Stored items
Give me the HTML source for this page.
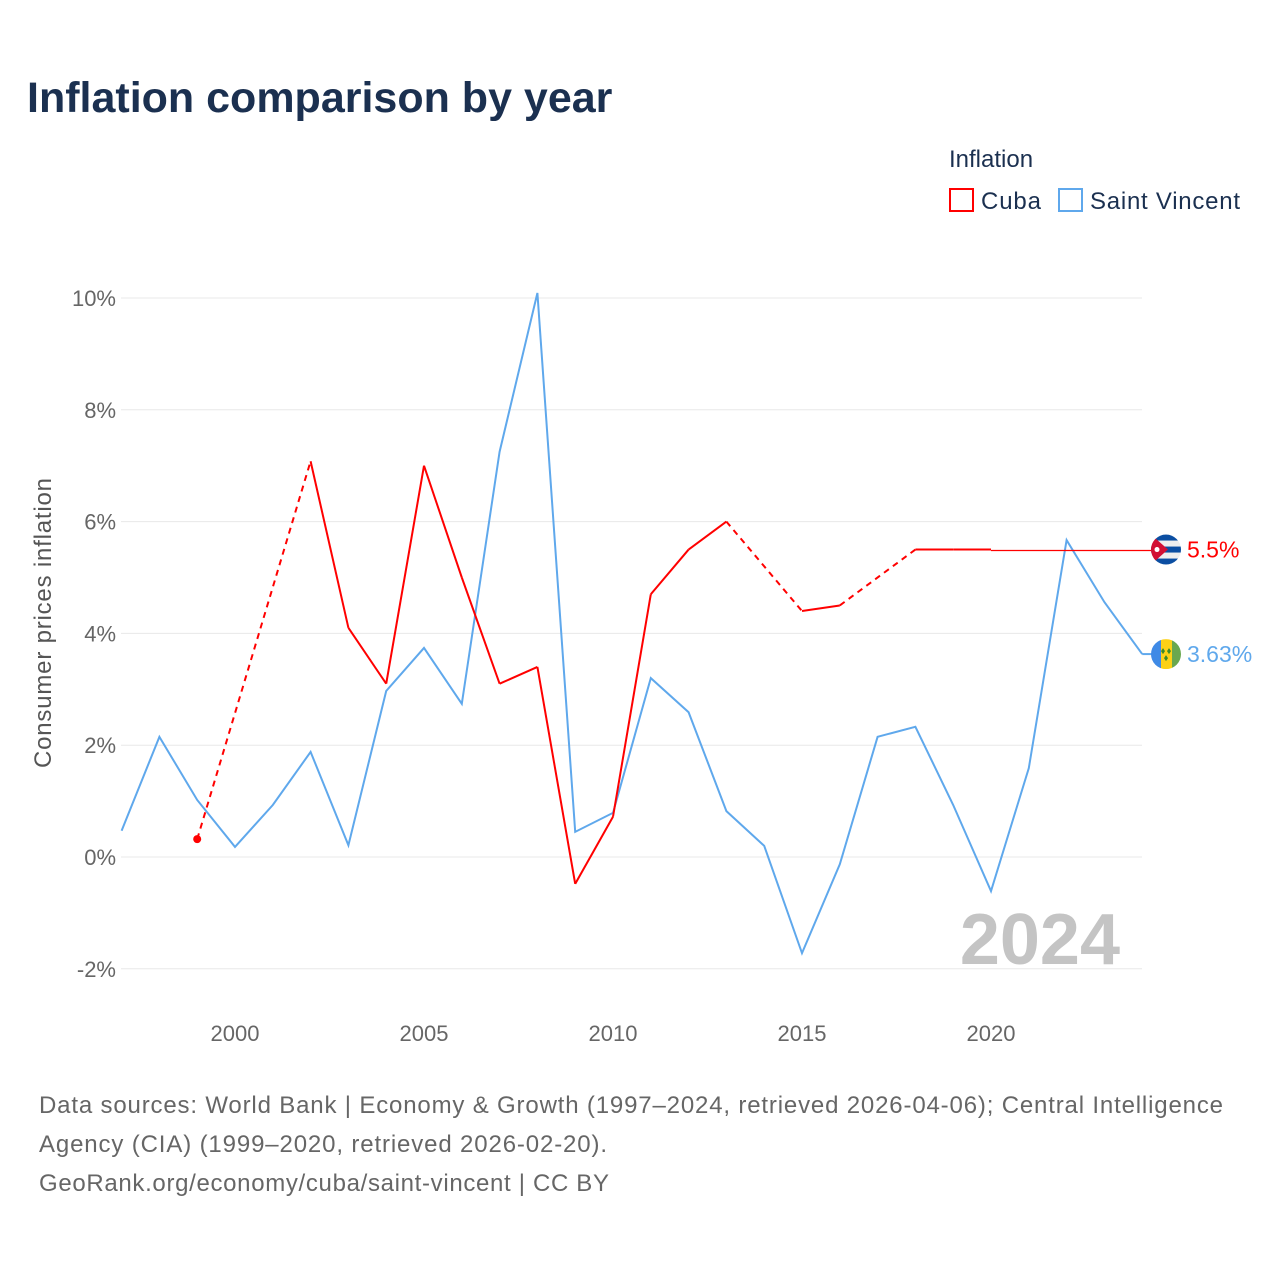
<!DOCTYPE html>
<html><head><meta charset="utf-8">
<style>
body{margin:0;background:#fff;font-family:"Liberation Sans",sans-serif;}
svg{display:block}
</style></head>
<body>
<svg id="chart" width="1280" height="1280" viewBox="0 0 1280 1280">
<text x="27" y="112" font-size="43" font-weight="bold" fill="#1b3050">Inflation comparison by year</text>
<text x="949" y="167" font-size="24" fill="#1b3050">Inflation</text>
<g><rect x="950" y="189" width="23" height="22" fill="none" stroke="#f00" stroke-width="2"/><text x="981" y="209" font-size="24" fill="#1b3050" textLength="60">Cuba</text></g>
<g><rect x="1059" y="189" width="23" height="22" fill="none" stroke="#5fa8ec" stroke-width="2"/><text x="1090" y="209" font-size="24" fill="#1b3050" textLength="150">Saint Vincent</text></g>
<text transform="translate(51,623) rotate(-90)" text-anchor="middle" font-size="24" fill="#555" textLength="290">Consumer prices inflation</text>
<g id="grid"></g><g id="marks"></g>
<text x="1120" y="964" text-anchor="end" font-size="72" font-weight="bold" fill="#c4c4c4">2024</text>
<g font-size="24" fill="#666">
<text x="39" y="1113" textLength="1184">Data sources: World Bank | Economy &amp; Growth (1997–2024, retrieved 2026-04-06); Central Intelligence</text>
<text x="39" y="1152" textLength="568">Agency (CIA) (1999–2020, retrieved 2026-02-20).</text>
<text x="39" y="1191" textLength="570">GeoRank.org/economy/cuba/saint-vincent | CC BY</text>
</g>
</svg>
<script>
const years=[1997,1998,1999,2000,2001,2002,2003,2004,2005,2006,2007,2008,2009,2010,2011,2012,2013,2014,2015,2016,2017,2018,2019,2020,2021,2022,2023,2024];
const svgValues=[0.47,2.15,1.02,0.18,0.93,1.88,0.21,2.97,3.74,2.74,7.25,10.09,0.45,0.79,3.2,2.59,0.82,0.2,-1.72,-0.13,2.15,2.33,0.93,-0.61,1.59,5.67,4.56,3.63];
const cubaValues=[null,null,0.32,null,null,7.08,4.1,3.1,7.0,5.0,3.1,3.4,-0.48,0.72,4.7,5.5,6.0,null,4.4,4.5,null,5.5,5.5,5.5,null,null,null,null];
const yTicks=[-2,0,2,4,6,8,10];
const yTickLabels=["-2%","0%","2%","4%","6%","8%","10%"];
const xTicks=[2000,2005,2010,2015,2020];
const NS="http://www.w3.org/2000/svg";
const X=y=>235+(y-2000)*37.8;
const Y=v=>857-v*55.9;
function el(tag,attrs,parent){const e=document.createElementNS(NS,tag);for(const k in attrs)e.setAttribute(k,attrs[k]);parent.appendChild(e);return e;}
const grid=document.getElementById('grid'),marks=document.getElementById('marks');
yTicks.forEach((t,i)=>{
 const l=el('line',{x1:121,x2:1142,y1:Y(t),y2:Y(t),stroke:'#e8e8e8','stroke-width':1},grid);
 
 
 const tx=el('text',{x:116,y:Y(t)+8,'text-anchor':'end','font-size':22,fill:'#666'},grid);
 tx.textContent=yTickLabels[i];
 
 
});
xTicks.forEach(t=>{
 const tx=el('text',{x:X(t),y:1041,'text-anchor':'middle','font-size':22,fill:'#666'},grid);
 tx.textContent=t;
 
 
});
const sv=el('polyline',{points:years.map((y,i)=>X(y)+','+Y(svgValues[i])).join(' '),fill:'none',stroke:'#5fa8ec','stroke-width':2},marks);


const pts=[];years.forEach((y,i)=>{if(cubaValues[i]!==null)pts.push([i,X(y),Y(cubaValues[i])]);});
for(let k=1;k<pts.length;k++){
 const a=pts[k-1],b=pts[k];
 const gap=b[0]-a[0]>1;
 const s=el('line',{x1:a[1],y1:a[2],x2:b[1],y2:b[2],stroke:'#f00','stroke-width':2,'stroke-dasharray':gap?'6,5':'none'},marks);
 
 
}
const first=pts[0];
const dot=el('circle',{cx:first[1],cy:first[2],r:4,fill:'#f00'},marks);


const last=pts[pts.length-1];
const ly=Math.round(last[2])+0.5;
const ext=el('line',{x1:last[1],y1:ly,x2:1152,y2:ly,stroke:'#ff0000','stroke-width':1.2},marks);


const svLast=svgValues[svgValues.length-1];
const svExt=el('line',{x1:X(2024),y1:Y(svLast),x2:1152,y2:Y(svLast),stroke:'#5fa8ec','stroke-width':2},marks);


function cubaFlag(cx,cy){
 const g=el('g',{},marks);
 
 
 const cp=el('clipPath',{id:'cc'},g);el('circle',{cx,cy,r:15},cp);
 const gg=el('g',{'clip-path':'url(#cc)'},g);
 el('rect',{x:cx-15,y:cy-15,width:30,height:30,fill:'#eee'},gg);
 [-15,-3,9].forEach(o=>el('rect',{x:cx-15,y:cy+o,width:30,height:6,fill:'#0b4ea2'},gg));
 el('polygon',{points:`${cx-15},${cy-15} ${cx+2},${cy} ${cx-15},${cy+15}`,fill:'#d21034'},gg);
 el('circle',{cx:cx-9,cy,r:2.5,fill:'#fff'},gg);
}
function svFlag(cx,cy){
 const g=el('g',{},marks);
 
 
 const cp=el('clipPath',{id:'sc'},g);el('circle',{cx,cy,r:15},cp);
 const gg=el('g',{'clip-path':'url(#sc)'},g);
 el('rect',{x:cx-15,y:cy-15,width:10,height:30,fill:'#3f8ae6'},gg);
 el('rect',{x:cx-5,y:cy-15,width:11,height:30,fill:'#fcd116'},gg);
 el('rect',{x:cx+6,y:cy-15,width:10,height:30,fill:'#6aa84f'},gg);
 [[-3,-3],[3,-3],[0,4]].forEach(d=>el('polygon',{points:`${cx+d[0]},${cy+d[1]-3} ${cx+d[0]+2},${cy+d[1]} ${cx+d[0]},${cy+d[1]+3} ${cx+d[0]-2},${cy+d[1]}`,fill:'#3a8a2a'},gg));
}
cubaFlag(1166,Y(5.5));svFlag(1166,Y(svLast));
const l1=el('text',{x:1187,y:Y(5.5)+8,'font-size':23,fill:'#f00'},marks);l1.textContent='5.5%';


const l2=el('text',{x:1187,y:Y(svLast)+8,'font-size':23,fill:'#5fa8ec'},marks);l2.textContent=svLast+'%';


</script>
</body></html>
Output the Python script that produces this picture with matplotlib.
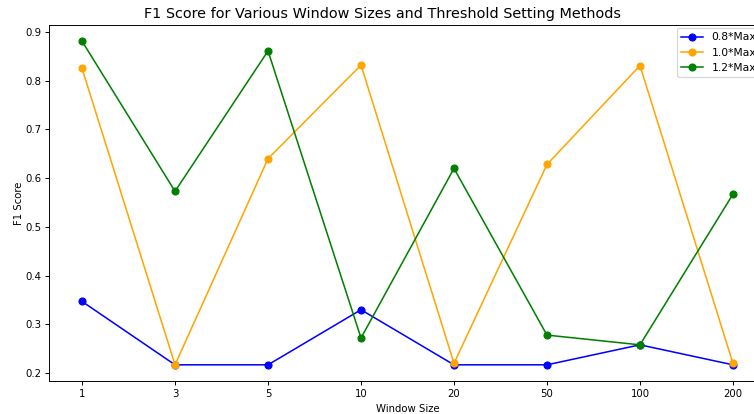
import matplotlib
matplotlib.use("Agg")
import matplotlib.pyplot as plt

# window sizes plotted as categories
window_sizes = ["1", "3", "5", "10", "20", "50", "100", "200"]

# F1 scores per threshold setting method
f1_08 = [0.347, 0.217, 0.217, 0.330, 0.217, 0.217, 0.258, 0.217]
f1_10 = [0.825, 0.217, 0.640, 0.832, 0.220, 0.628, 0.831, 0.220]
f1_12 = [0.881, 0.573, 0.861, 0.272, 0.620, 0.278, 0.258, 0.567]

labels = ["0.8*Max", "1.0*Max", "1.2*Max"]

# the original looks like a larger figure scaled down, so use a lower dpi
DPI = 86
plt.rcParams['font.size'] = 8.5
plt.rcParams['axes.titlesize'] = 12

fig = plt.figure(figsize=(754 / DPI, 414 / DPI), dpi=DPI)
# axes run past the right edge, like the cropped original
ax = fig.add_axes([49.5 / 754, 1 - 381 / 414, 716 / 754, (381 - 25) / 414])

x = range(len(window_sizes))
ax.plot(x, f1_08, marker='o', color='blue', label=labels[0], lw=1.3, ms=5.8)
ax.plot(x, f1_10, marker='o', color='orange', label=labels[1], lw=1.3, ms=5.8)
ax.plot(x, f1_12, marker='o', color='green', label=labels[2], lw=1.3, ms=5.8)

ax.set_xticks(list(x))
ax.set_xticklabels(window_sizes)
# title sits centred on the visible part of the original figure
ax.set_title("F1 Score for Various Window Sizes and Threshold Setting Methods",
             x=(383 - 49.5) / 716)
ax.set_xlabel("Window Size")
ax.set_ylabel("F1 Score", labelpad=1)
ax.legend(loc='upper left', bbox_to_anchor=(677 / 754, 1 - 28 / 414),
          bbox_transform=fig.transFigure, borderaxespad=0, fontsize=9)

fig.savefig("out.png", dpi=DPI)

## TASK DESCRIPTION
Write out exactly the lines from the line holding "Output the Python" through the last line of the records above, inclusive, and nothing more. Leave out the pictures.

## WORKED ANSWER
Output the Python script that produces this picture with matplotlib.
import matplotlib
matplotlib.use("Agg")
import matplotlib.pyplot as plt

# window sizes plotted as categories
window_sizes = ["1", "3", "5", "10", "20", "50", "100", "200"]

# F1 scores per threshold setting method
f1_08 = [0.347, 0.217, 0.217, 0.330, 0.217, 0.217, 0.258, 0.217]
f1_10 = [0.825, 0.217, 0.640, 0.832, 0.220, 0.628, 0.831, 0.220]
f1_12 = [0.881, 0.573, 0.861, 0.272, 0.620, 0.278, 0.258, 0.567]

labels = ["0.8*Max", "1.0*Max", "1.2*Max"]

# the original looks like a larger figure scaled down, so use a lower dpi
DPI = 86
plt.rcParams['font.size'] = 8.5
plt.rcParams['axes.titlesize'] = 12

fig = plt.figure(figsize=(754 / DPI, 414 / DPI), dpi=DPI)
# axes run past the right edge, like the cropped original
ax = fig.add_axes([49.5 / 754, 1 - 381 / 414, 716 / 754, (381 - 25) / 414])

x = range(len(window_sizes))
ax.plot(x, f1_08, marker='o', color='blue', label=labels[0], lw=1.3, ms=5.8)
ax.plot(x, f1_10, marker='o', color='orange', label=labels[1], lw=1.3, ms=5.8)
ax.plot(x, f1_12, marker='o', color='green', label=labels[2], lw=1.3, ms=5.8)

ax.set_xticks(list(x))
ax.set_xticklabels(window_sizes)
# title sits centred on the visible part of the original figure
ax.set_title("F1 Score for Various Window Sizes and Threshold Setting Methods",
             x=(383 - 49.5) / 716)
ax.set_xlabel("Window Size")
ax.set_ylabel("F1 Score", labelpad=1)
ax.legend(loc='upper left', bbox_to_anchor=(677 / 754, 1 - 28 / 414),
          bbox_transform=fig.transFigure, borderaxespad=0, fontsize=9)

fig.savefig("out.png", dpi=DPI)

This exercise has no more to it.